The population unit is: 1, 2, ... , *N*.

The variable of interest: \(y_1,y_2,...,y_N\).

Population proportion: \(p=\dfrac{1}{N} \sum\limits_{i=1}^N y_i\), which is the population mean, \(\mu\).

If we take a simple random sample of size *n*, then

\(\hat{p}= \sum\limits_{i=1}^n \dfrac{y_i}{n}=\bar{y}\)

This specific definition of *y _{i}* makes it having a variance that is related to its mean.

To find the finite population variance for \(y_1,y_2,...,y_N\), we know that the population mean is:

\(\mu=\dfrac{1}{N} \sum\limits_{i=1}^N y_i =p\)

By definition the variance is then:

\begin{align}

\sigma^2 & = \dfrac{\sum\limits_{i=1}^{N}(y_i-p)^2}{N-1} \\

& = \dfrac{\sum\limits_{i=1}^{N}(y_i^2-2py_i+p^2)}{N-1} \\

& = \dfrac{\sum\limits_{i=1}^{N}y_i^2-2p\sum\limits_{i=1}^N y_i+Np^2}{N-1} \\

\end{align}

Then, since \(y^2_i\) = \(y_i\) :

\begin{array}{lcl}

& = & \dfrac{\sum\limits_{i=1}^{N}y_i-2p\sum\limits_{i=1}^N y_i+Np^2}{N-1} \\

& = & \dfrac{Np-2p(Np)+Np^2}{N-1} \\

\sigma^2 & = & \dfrac{Np-Np^2}{N-1}=\dfrac{Np(1-p)}{N-1}

\end{array}

Theoretically this is the variance.

How will we estimate this? We can estimate this by:

\(\hat{\sigma}^2=s^2=\dfrac{n}{n-1}\hat{p}\cdot (1-\hat{p})\)

What we want is to see how \(\hat{p}\) behaves, therefore, we want to know its distribution. First, we find its mean, then its variance.

Since \(\hat{p}\) is \(\bar{y}\), we can get \(E(\hat{p})=\mu=p\). Then, we proceed to find its variance.

\begin{align}

Var(\hat{p}) & = \left(1-\dfrac{n}{N}\right)\cdot \dfrac{\sigma^2}{n} \\

& = \left(\dfrac{N-n}{N}\right)\cdot \dfrac{N \cdot p \cdot (1-p)}{(N-1)\cdot n} \\

& = \left(\dfrac{N-n}{N-1}\right)\cdot \dfrac{p \cdot (1-p)}{n} \\

\end{align}

How will we estimate the variance of \(\hat{p}\)? There are many answers for how to do this. One method would be to use maximum likelihood, another would be to find the unbiased estimator.

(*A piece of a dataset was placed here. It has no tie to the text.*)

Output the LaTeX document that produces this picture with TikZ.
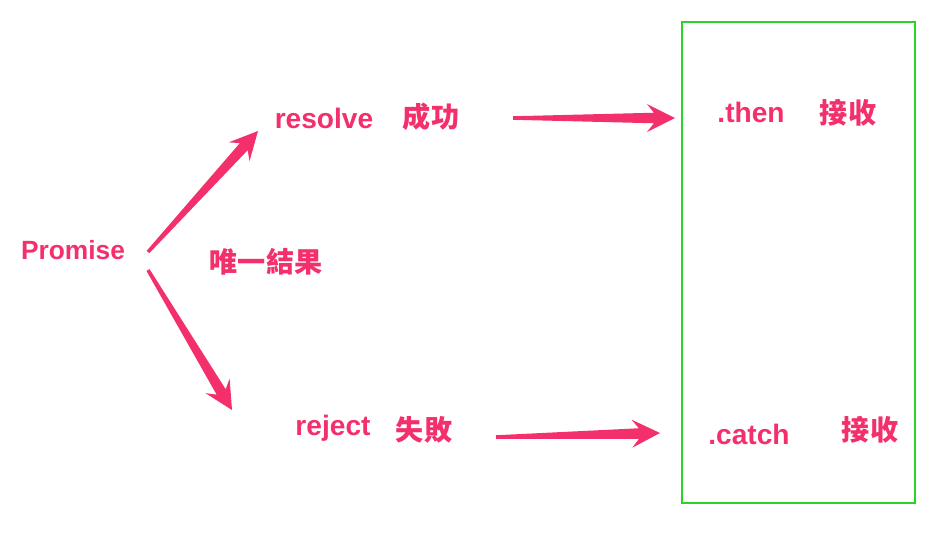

An unbiased estimator of the variance is:

\(\hat{V}ar(\hat{p})=\left(\dfrac{N-n}{N}\right) \cdot \dfrac{\hat{p} \cdot (1-\hat{p})}{n-1}\)

This is one reasonable answer for determining an estimate of the variance. The answer will not be very different from what one would get using other methods.

What about for confidence intervals? For this we need to know the distribution of \(\hat{p}\). When the sample size is large we know that \(\hat{p}\) has a normal distribution by the Central Limit Theorem. Therefore, we can use the *t* interval:

\(\text{Answer:}\quad \hat{p} \pm t_{\alpha/2} \sqrt{\hat{V}ar(\hat{p})}\)

How large is large enough?

\(\text{Answer: if } n \cdot \hat{p}\geq 5,\quad n \cdot (1-\hat{p})\geq 5.\)

We have fairly precise criteria here for whether or not to use *t* when constructing the confidence interval.

##
Example 2-3: Presidential Approval Rating
Section* *

Let's revisit the previous example about President Bush's final approval rating.

From CBS New (Jan 21, 2009) from the web site: President Bush's Final Approval Rating.

President Bush's final approval rating is 22%!

If you read the web site you can learn a lot about the specifics on this poll. The poll was conducted by telephone interview to 1,112 adults nationwide.

After looking at this statistic, provide a 95% CI for the true proportion. The 22% is a sample proportion - what is the true population proportion?

#### Answer

\(\hat{V}ar(\hat{p})=\left(\dfrac{N-n}{N}\right) \cdot \dfrac{\hat{p}\cdot (1-\hat{p})}{n-1}=1\cdot \dfrac{0.22 \times 0.78}{1112-1}=0.0001545\)

And a 95% confidence interval for *p* is:

\(0.22 \pm 1.96 \sqrt{0.0001545}\)

\(=0.22 \pm 0.0244\)